3. I informed Father Jenkins that if there was any genuine questions or doubt about the meaning of the relevant sentence in the conference’s document, any competent canonist with knowledge of the tradition and love for Christ’s church had the responsibility to inform Father Jenkins of the fundamental principle that the diocesan bishop alone bears the responsibility to provide an authoritative interpretation.

4. I reminded Father Jenkins that he indicated that he consulted presidents of other Catholic universities, and at least indirectly, consulted other bishops, since he asked those presidents to share with him those judgments of their own bishops. However, he chose not to consult his own bishop who, as I made clear, is the teacher and lawgiver in his own diocese. I reminded Father Jenkins that I was not informed of the invitation until after it was accepted by the president. I mentioned again that it is at the heart of the diocesan bishop’s pastoral responsibility to teach as revealed in sacred Scripture and the tradition. (“Lumen Gentium,” 20; and “Christus Dominus,” 2.) I reminded him that it is also central to the university’s relationship to the church. (“Ex corde ecclesiae,” 27 & 28; Gen. Norm., Art. 5, §§ 1-3.)

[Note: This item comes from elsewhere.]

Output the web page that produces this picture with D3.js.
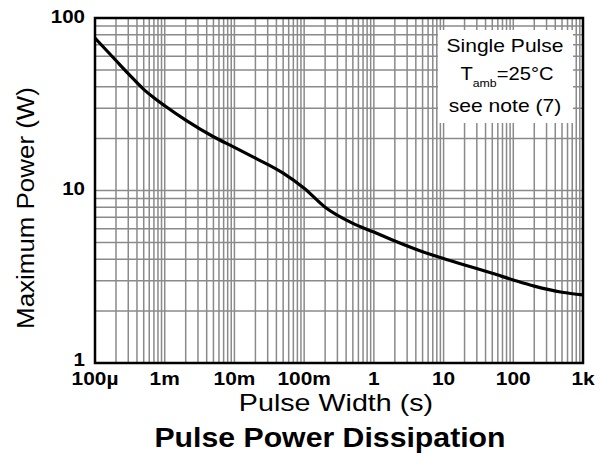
<!DOCTYPE html>
<html>
<head>
<meta charset="utf-8">
<script src="https://cdn.jsdelivr.net/npm/d3@7"></script>
<style>
  body { margin: 0; background: #fff; }
  text { font-family: "Liberation Sans", Arial, sans-serif; }
</style>
</head>
<body>
<svg id="chart"></svg>
<script>
// pulse width (s) vs max power (W)
const pulseWidth = [1e-4, 2e-4, 3e-4, 5e-4, 7e-4, 1e-3, 2e-3, 5e-3, 1e-2, 2e-2, 5e-2,
                    0.1, 0.2, 0.5, 1, 2, 5, 10, 20, 50, 100, 200, 500, 1000];
const maxPower   = [76.5, 56.7, 47.6, 38.6, 34.5, 31, 25.6, 20.5, 17.8, 15.4, 12.6,
                    10.3, 8.0, 6.45, 5.74, 5.1, 4.42, 4.03, 3.7, 3.31, 3.03, 2.79, 2.57, 2.48];

const xTicks = [1e-4, 1e-3, 1e-2, 1e-1, 1, 10, 100, 1000];
const xTickLabels = ["100µ", "1m", "10m", "100m", "1", "10", "100", "1k"];
const yTicks = [1, 10, 100];
const yTickLabels = ["1", "10", "100"];

const width = 600;
const height = 470;
const margin = { top: 18, right: 17, bottom: 107, left: 95 };

const svg = d3.select("#chart")
    .attr("width", width)
    .attr("height", height);

const x = d3.scaleLog()
    .domain([1e-4, 1000])
    .range([margin.left, width - margin.right]);

const y = d3.scaleLog()
    .domain([1, 100])
    .range([height - margin.bottom, margin.top]);

// the original font is a bit wider than Liberation Sans, stretch a text horizontally
function stretch(sel, sx) {
    sel.each(function () {
        const t = d3.select(this);
        const ax = +t.attr("x"), ay = +t.attr("y");
        t.attr("transform", `translate(${ax},${ay}) scale(${sx},1) translate(${-ax},${-ay})`);
    });
}

// grid lines: every 1..9 inside each decade
const xGrid = [];
for (let e = -4; e < 3; e++) {
    for (let k = 1; k < 10; k++) xGrid.push(k * Math.pow(10, e));
}
const yGrid = [];
for (let e = 0; e < 2; e++) {
    for (let k = 1; k < 10; k++) yGrid.push(k * Math.pow(10, e));
}

const grid = svg.append("g").attr("stroke", "#8a8a8a").attr("stroke-width", 1.5);

grid.selectAll("line.v")
    .data(xGrid)
    .enter()
    .append("line")
    .attr("class", "v")
    .attr("x1", d => x(d)).attr("x2", d => x(d))
    .attr("y1", y(100)).attr("y2", y(1));

grid.selectAll("line.h")
    .data(yGrid)
    .enter()
    .append("line")
    .attr("class", "h")
    .attr("x1", x(1e-4)).attr("x2", x(1000))
    .attr("y1", d => y(d)).attr("y2", d => y(d));

// the curve
const line = d3.line()
    .x((d, i) => x(pulseWidth[i]))
    .y(d => y(d))
    .curve(d3.curveMonotoneX);

svg.append("path")
    .datum(maxPower)
    .attr("fill", "none")
    .attr("stroke", "#000")
    .attr("stroke-width", 3.2)
    .attr("d", line);

// frame
svg.append("rect")
    .attr("x", x(1e-4))
    .attr("y", y(100))
    .attr("width", x(1000) - x(1e-4))
    .attr("height", y(1) - y(100))
    .attr("fill", "none")
    .attr("stroke", "#000")
    .attr("stroke-width", 2.5);

// tick labels
svg.selectAll("text.xt")
    .data(xTicks)
    .enter()
    .append("text")
    .attr("class", "xt")
    .attr("x", d => x(d))
    .attr("y", y(1) + 22)
    .attr("text-anchor", "middle")
    .attr("font-size", 18)
    .attr("font-weight", "bold")
    .text((d, i) => xTickLabels[i])
    .call(stretch, 1.16);

svg.selectAll("text.yt")
    .data(yTicks)
    .enter()
    .append("text")
    .attr("class", "yt")
    .attr("x", margin.left - 10)
    .attr("y", d => y(d) + (d === 1 ? 3 : 5))
    .attr("text-anchor", "end")
    .attr("font-size", 19)
    .attr("font-weight", "bold")
    .text((d, i) => yTickLabels[i])
    .call(stretch, 1.08);

// axis titles
svg.append("text")
    .attr("x", 336)
    .attr("y", 411)
    .attr("text-anchor", "middle")
    .attr("font-size", 23.5)
    .text("Pulse Width (s)")
    .call(stretch, 1.22);

svg.append("text")
    .attr("transform", "translate(34,208) rotate(-90) scale(1.08,1)")
    .attr("text-anchor", "middle")
    .attr("font-size", 24)
    .text("Maximum Power (W)");

svg.append("text")
    .attr("x", 330)
    .attr("y", 447)
    .attr("text-anchor", "middle")
    .attr("font-size", 27)
    .attr("font-weight", "bold")
    .text("Pulse Power Dissipation")
    .call(stretch, 1.12);

// note box
const note = svg.append("g");
note.append("rect")
    .attr("x", 438).attr("y", 30)
    .attr("width", 135).attr("height", 93)
    .attr("fill", "#fff");

note.append("text")
    .attr("x", 505).attr("y", 52)
    .attr("text-anchor", "middle")
    .attr("font-size", 18)
    .text("Single Pulse")
    .call(stretch, 1.17);

const t2 = note.append("text")
    .attr("x", 507).attr("y", 80)
    .attr("text-anchor", "middle")
    .attr("font-size", 18);
t2.append("tspan").text("T");
t2.append("tspan").attr("font-size", 11).attr("dy", 7).text("amb");
t2.append("tspan").attr("dy", -7).text("=25°C");
t2.call(stretch, 1.12);

note.append("text")
    .attr("x", 505).attr("y", 112)
    .attr("text-anchor", "middle")
    .attr("font-size", 18)
    .text("see note (7)")
    .call(stretch, 1.17);
</script>
</body>
</html>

5. Another key point. In his letter to Bishop Olmsted and in the widespread publicity, which has taken place as the points in the letter have been made public, Father Jenkins declared the invitation to President Obama does not “suggest support” for his actions, because he has expressed and continues to express disagreement with him on issues surrounding protection of life. I wrote that the outpouring of hundreds of thousands who are shocked by the invitation clearly demonstrates, that this invitation has, in fact, scandalized many Catholics and other people of goodwill. In my office alone, there have been over 3,300 messages of shock, dismay and outrage, and they are still coming in. It seems that the action in itself speaks so loudly that people have not been able to hear the words of Father Jenkins, and indeed, the action has suggested approval to many.

In the publicity surrounding the points Father Jenkins has made, he also says he is “following the document of the bishops” by “laying a basis for engagement with the president on this issue.” I indicated that I, like many others, will await to see what the follow up is on this issue between Notre Dame and President Obama.

6. As I have said in a recent interview and which I have said to Father Jenkins, it would be one thing to bring the president here for a discussion on healthcare or immigration, and no person of goodwill could rightly oppose this. We have here, however, the granting of an honorary degree of law to someone whose activities both as president and previously, have been altogether supportive of laws against the dignity of the human person yet to be born.

In my letter, I have also asked Father Jenkins to correct, and if possible, withdraw the erroneous talking points, which appeared in the South Bend Tribune and in other media outlets across the country. The statements which Father Jenkins has made are simply wrong and give a flawed justification for his actions.

I consider it now settled — that the USCCB document, “Catholics in Public Life,” does indeed apply in this matter.

The failure to consult the local bishop who, whatever his unworthiness, is the teacher and lawgiver in the diocese, is a serious mistake. Proper consultation could have prevented an action, which has caused such painful division between Notre Dame and many bishops — and a large number of the faithful.

That division must be addressed through prayer and action, and I pledge to work with Father Jenkins and all at Notre Dame to heal the terrible breach which has taken place between Notre Dame and the church. It cannot be allowed to continue.

I ask all to pray that this healing will take place in a way that is substantial and true, and not illusory. Notre Dame and Father Jenkins must do their part if this healing is to take place. I will do my part.